Reviews

Review: The Passing of the Third Floor Back (Finborough Theatre)

Jerome K Jerome’s play offers a heartwarming, Christmassy night out.

Anna Mottram and Alex Knox in The Passing of the Third Floor Back
Anna Mottram and Alex Knox in The Passing of the Third Floor Back
© Solomon Lawson

The immediate and very gratifying success of his 1889 comic masterpiece Three Men in a Boat was, as author Jerome K Jerome wrote, the work by which 'the public persists in remembering me'.

Yet Jerome was also an actor, essayist and dramatist, with all 19 of his plays enjoying respectable runs in London and the US.

Of these, The Passing of the Third Floor Back was the most celebrated, with successful stage and film versions. Director Jonny Kelly’s production at the Finborough Theatre is a warm-hearted and emotional revival of this play about a houseful of miserable people who rediscover their moral compasses, and thereby create new happiness for themselves and each other.

An air of claustrophobic discontent fills a Bloomsbury lodging house. The grasping landlady, the splendidly waspish Anna Mottram, cheats her tenants, themselves brutally described on the cast list as Slut, Shrew, Snob, Bully, Rogue and so on, with a maid of all work who’s clearly in danger from the Cad.

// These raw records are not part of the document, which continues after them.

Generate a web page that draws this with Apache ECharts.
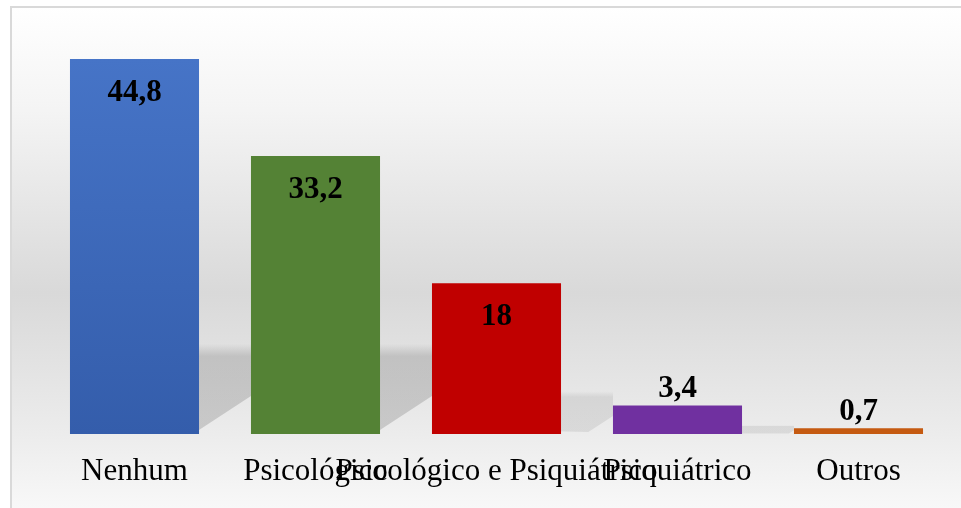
<!DOCTYPE html>
<html>
<head>
<meta charset="utf-8">
<script src="https://cdn.jsdelivr.net/npm/echarts@6/dist/echarts.min.js"></script>
<style>
  html, body { margin: 0; padding: 0; background: #fff; }
  #chart { width: 961px; height: 508px; }
</style>
</head>
<body>
<div id="chart"></div>
<script>
// dados do gráfico
var categorias = ['Nenhum', 'Psicológico', 'Psicológico e Psiquiátrico', 'Psiquiátrico', 'Outros'];
var valores = [44.8, 33.2, 18, 3.4, 0.7];
var cores = ['#4472C4', '#548235', '#C00000', '#7030A0', '#C55A11'];

var myChart = echarts.init(document.getElementById('chart'));

function fmt(v) {
    return String(v).replace('.', ',');
}

// barras com cor e posição do rótulo
var barData = valores.map(function(v, i) {
    var item = { value: v, itemStyle: { color: cores[i] } };
    if (i === 0) {
        item.itemStyle.color = new echarts.graphic.LinearGradient(0, 0, 0, 1, [
            { offset: 0, color: '#4674C7' },
            { offset: 1, color: '#345DAB' }
        ]);
    }
    if (v > 10) {
        item.label = { position: 'insideTop', distance: 18 };
    } else {
        item.label = { position: 'top', distance: 1 };
    }
    return item;
});

// sombra atrás das barras (a primeira barra não tem)
function renderShadow(params, api) {
    if (params.dataIndex === 0) {
        return null;
    }
    var base = api.coord([api.value(0), 0]);
    var top = api.coord([api.value(0), api.value(1)]);
    var bw = api.size([1, 0])[0] * 0.713;
    var xl = base[0] - bw / 2;
    var yb = base[1];
    var h = Math.min(90, (yb - top[1]) * 1.5);
    var k = h / 90;
    var alpha = h < 60 ? 0.16 : 0.3;
    return {
        type: 'polygon',
        shape: {
            points: [
                [xl, yb - h],
                [xl - 60, yb - h],
                [xl - 60, yb - 6 * k],
                [xl - 52 * k, yb - 4 * k],
                [xl, yb - 38 * k]
            ]
        },
        style: {
            fill: new echarts.graphic.LinearGradient(0, 0, 0, 1, [
                { offset: 0, color: 'rgba(120,120,120,0)' },
                { offset: 0.14, color: 'rgba(120,120,120,' + alpha + ')' },
                { offset: 1, color: 'rgba(120,120,120,' + alpha + ')' }
            ])
        }
    };
}

var options = {
    animation: false,
    graphic: {
        elements: [{
            type: 'rect',
            z: -10,
            shape: { x: 11, y: 7, width: 980, height: 520 },
            style: {
                fill: new echarts.graphic.LinearGradient(0, 0, 0, 1, [
                    { offset: 0, color: '#ffffff' },
                    { offset: 0.2, color: '#f4f4f4' },
                    { offset: 0.55, color: '#d9d9d9' },
                    { offset: 0.82, color: '#ececec' },
                    { offset: 1, color: '#fbfbfb' }
                ]),
                stroke: '#d9d9d9',
                lineWidth: 2
            }
        }]
    },
    grid: {
        left: 44,
        right: 12,
        top: 15.5,
        bottom: 74
    },
    xAxis: {
        type: 'category',
        data: categorias,
        axisLine: { show: false },
        axisTick: { show: false },
        axisLabel: {
            interval: 0,
            hideOverlap: false,
            margin: 22,
            color: '#000',
            fontFamily: 'Liberation Serif',
            fontSize: 31
        }
    },
    yAxis: {
        type: 'value',
        min: 0,
        max: 50,
        show: false
    },
    series: [
        {
            type: 'custom',
            renderItem: renderShadow,
            data: valores.map(function(v, i) { return [i, v]; }),
            z: 1,
            silent: true
        },
        {
            type: 'bar',
            data: barData,
            barWidth: '71.3%',
            z: 3,
            label: {
                show: true,
                color: '#000',
                fontFamily: 'Liberation Serif',
                fontWeight: 'bold',
                fontSize: 31,
                formatter: function(p) { return fmt(p.value); }
            }
        }
    ]
};

myChart.setOption(options);
</script>
</body>
</html>
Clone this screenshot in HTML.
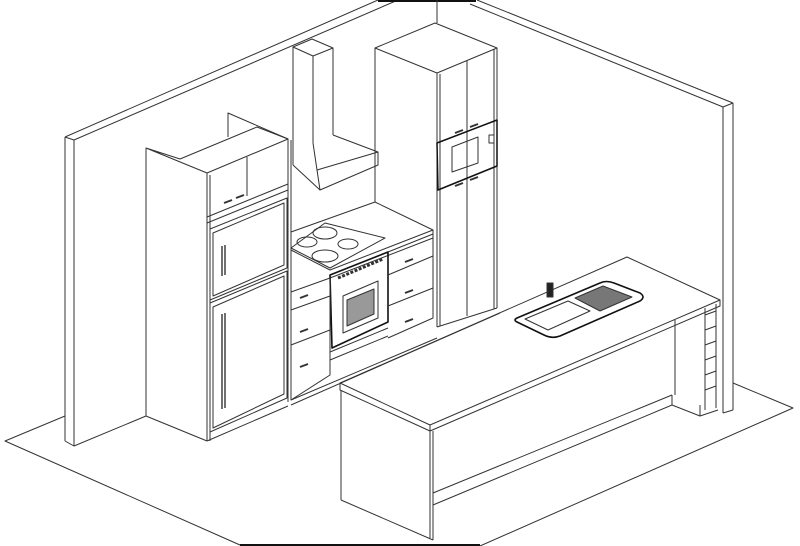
<!DOCTYPE html>
<html><head><style>html,body{margin:0;padding:0;background:#fff}svg{display:block}</style></head>
<body>
<svg width="800" height="546" viewBox="0 0 800 546" xmlns="http://www.w3.org/2000/svg" fill="none" stroke="#333" stroke-width="1" stroke-linejoin="round">
<!-- floor -->
<polyline points="65,416 5,441 240,545"/>
<line x1="240" y1="545" x2="480" y2="545" stroke="#111" stroke-width="2"/>
<polyline points="480,546 793,408 733,383"/>
<!-- left wall -->
<line x1="65" y1="137" x2="378" y2="0"/>
<line x1="74" y1="140" x2="398" y2="0"/>
<line x1="65" y1="137" x2="74" y2="140"/>
<line x1="65" y1="137" x2="65" y2="441"/>
<line x1="74" y1="140" x2="74" y2="446"/>
<polyline points="65,441 74,446 146,416"/>
<line x1="378" y1="1" x2="476" y2="1" stroke="#111" stroke-width="2"/>
<line x1="437" y1="0" x2="437" y2="23"/>
<!-- right wall -->
<line x1="477" y1="0" x2="733" y2="103"/>
<line x1="470" y1="4" x2="723" y2="107"/>
<line x1="723" y1="107" x2="733" y2="103"/>
<line x1="723" y1="107" x2="723" y2="413"/>
<line x1="733" y1="103" x2="733" y2="410"/>
<line x1="723" y1="413" x2="733" y2="410"/>
<!-- fridge tower -->
<polyline points="146,416 146,148 207,173 288,139 257,127 180,159 146,148"/>
<polyline points="228,137 228,113 288,139"/>
<line x1="207" y1="173" x2="207" y2="441"/>
<line x1="210" y1="175" x2="210" y2="441"/>
<line x1="288" y1="139" x2="288" y2="402"/>
<line x1="291" y1="140" x2="291" y2="400"/>
<line x1="146" y1="416" x2="207" y2="441"/>
<line x1="207" y1="441" x2="288" y2="406"/>
<line x1="247" y1="157" x2="247" y2="196"/>
<line x1="207" y1="223" x2="288" y2="190"/>
<line x1="207" y1="217" x2="288" y2="184"/>
<polygon points="210,229 287,198 287,268 210,300"/>
<polygon points="213,233 284,203 284,265 213,296"/>
<polygon points="210,303 287,271 287,398 210,432"/>
<polygon points="213,307 284,276 284,394 213,428"/>
<path d="M222 246 v30 M225 245 v30 M222 314 v95 M225 313 v95" stroke-width="1.4"/>
<path d="M224 203 l8 -3 M236 198 l8 -3" stroke-width="2"/>
<!-- hood -->
<polyline points="293,165 293,47 312,39 333,48 313,56 293,47"/>
<line x1="313" y1="56" x2="313" y2="143"/>
<line x1="333" y1="48" x2="333" y2="135"/>
<polyline points="313,143 317,170 378,152 333,135"/>
<polyline points="293,165 320,190 378,165 378,152"/>
<line x1="317" y1="170" x2="320" y2="190"/>
<!-- counter & base cabinets -->
<polyline points="291,232 375,202 433,230 330,270 291,250"/>
<line x1="375" y1="165" x2="375" y2="202"/>
<polygon points="291,248 325,223 385,238 330,268" />
<ellipse cx="307" cy="242" rx="10" ry="5"/>
<ellipse cx="325" cy="233" rx="12" ry="6"/>
<ellipse cx="325" cy="256" rx="13" ry="6"/>
<ellipse cx="348" cy="244" rx="10" ry="5"/>
<polyline points="433,230 433,238 330,278 291,292"/>
<polygon points="330,275 388,252 388,322 332,348" stroke="#111" stroke-width="1.6"/>
<polygon points="343,296 378,281 378,318 343,333" />
<polygon points="347,300 374,289 374,314 347,326" fill="#999" stroke="#333"/>
<path d="M338 278 l45 -19" stroke-dasharray="3 1.5" stroke-width="3"/>
<polyline points="291,292 291,400 330,375 330,278"/>
<line x1="291" y1="310" x2="330" y2="296"/>
<line x1="291" y1="345" x2="330" y2="330"/>
<line x1="330" y1="352" x2="388" y2="328"/>
<line x1="330" y1="360" x2="388" y2="336"/>
<line x1="330" y1="348" x2="330" y2="375"/>
<polyline points="388,252 433,234 433,318 388,338"/>
<line x1="388" y1="275" x2="433" y2="256"/>
<line x1="388" y1="306" x2="433" y2="288"/>
<line x1="291" y1="400" x2="437" y2="338"/>
<line x1="291" y1="405" x2="500" y2="313"/>
<path d="M300 298l8-3 M300 332l8-3 M300 367l8-3 M405 262l8-3 M405 293l8-3 M405 322l8-3" stroke-width="2"/>
<!-- tall cabinet -->
<polyline points="375,165 375,48 435,23 497,48 437,73 375,48"/>
<line x1="437" y1="73" x2="437" y2="327"/>
<line x1="440" y1="74" x2="440" y2="326"/>
<line x1="497" y1="48" x2="497" y2="308"/>
<line x1="494" y1="49" x2="494" y2="309"/>
<line x1="467" y1="61" x2="467" y2="316"/>
<polyline points="437,327 497,308"/>
<polygon points="437,143 497,120 497,166 438,190" stroke="#111" stroke-width="1.5"/>
<polygon points="452,147 478,137 478,163 452,172"/>
<path d="M455 133l8-3 M470 127l8-3 M455 186l8-3 M470 180l8-3" stroke-width="2"/>
<rect x="489" y="135" width="5" height="8"/>
<!-- island -->
<polygon points="340,383 627,257 720,300 430,425"/>
<polyline points="340,383 340,390 430,431 720,306 720,300"/>
<line x1="430" y1="425" x2="430" y2="431"/>
<line x1="341" y1="390" x2="341" y2="500"/>
<line x1="433" y1="431" x2="433" y2="540"/>
<line x1="430" y1="431" x2="430" y2="538"/>
<line x1="341" y1="500" x2="433" y2="540"/>
<line x1="433" y1="493" x2="672" y2="395"/>
<line x1="433" y1="505" x2="672" y2="405"/>
<line x1="675" y1="320" x2="675" y2="395"/>
<polyline points="672,395 672,405 700,416 700,405"/>
<line x1="700" y1="416" x2="718" y2="410"/>
<line x1="705" y1="308" x2="705" y2="410"/>
<line x1="716" y1="304" x2="716" y2="408"/>
<path d="M705 315l11 -4 M705 330l11 -4 M705 345l11 -4 M705 360l11 -4 M705 375l11 -4 M705 390l11 -4" />
<!-- sink -->
<path d="M517 318 L600 283 Q606 280 614 283 L640 293 Q646 297 640 301 L560 336 Q552 339 544 335 L517 322 Q513 320 517 318 Z" stroke="#111" stroke-width="1.6"/>
<path d="M525 319 L568 301 L590 311 L548 330 Z"/>
<path d="M575 298 L603 286 L632 297 L600 311 Z" fill="#777"/>
<rect x="547" y="283" width="6" height="14" fill="#222"/>
</svg>
</body></html>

But everything changes with the arrival of a mysterious passer-by (Alexander Knox), who wants to rent the 'Third Floor Back' room. With the smooth, calming air of an intuitive psychiatrist, he approaches the other tenants one by one and gradually unpicks their lives, revealing the transformative powers they have within themselves.

Knox is suitably ethereal as the all-seeing hero, whose gentle persistence ends with a city rogue becoming an honest dairy farmer, a painted lady scraping off the rouge and accepting her age gracefully, a cad becoming an entertainer… the list goes on until the entire household is – literally – bathed in sunshine, created by lighting designer Robbie Butler.

Live music comes from harpist Lizzie Faber, who delicately and imaginatively weaves an otherworldly atmosphere through her sensitive playing.

Designer Jasmine Swan cleverly creates the stifling sense of entrapment with a glowing set dominated by sealed beaten-metal windows, and she dresses the tenants with classic Edwardian style.

The play is a fairytale of sorts, and its pre Nanny McPhee message that happiness blossoms when we discover the redeeming powers of honesty, consideration, and love could prove a bit saccharine for some to swallow. Jerome himself may have been hedging his bets by subtitling it An Idle Fancy. Nevertheless it’s performed with sincerity and conviction, and at this time of year in particular, this ‘idle fancy’ makes a heartwarming, Christmassy night out.

The Passing of the Third Floor Back runs at the Finborough Theatre until 22 December.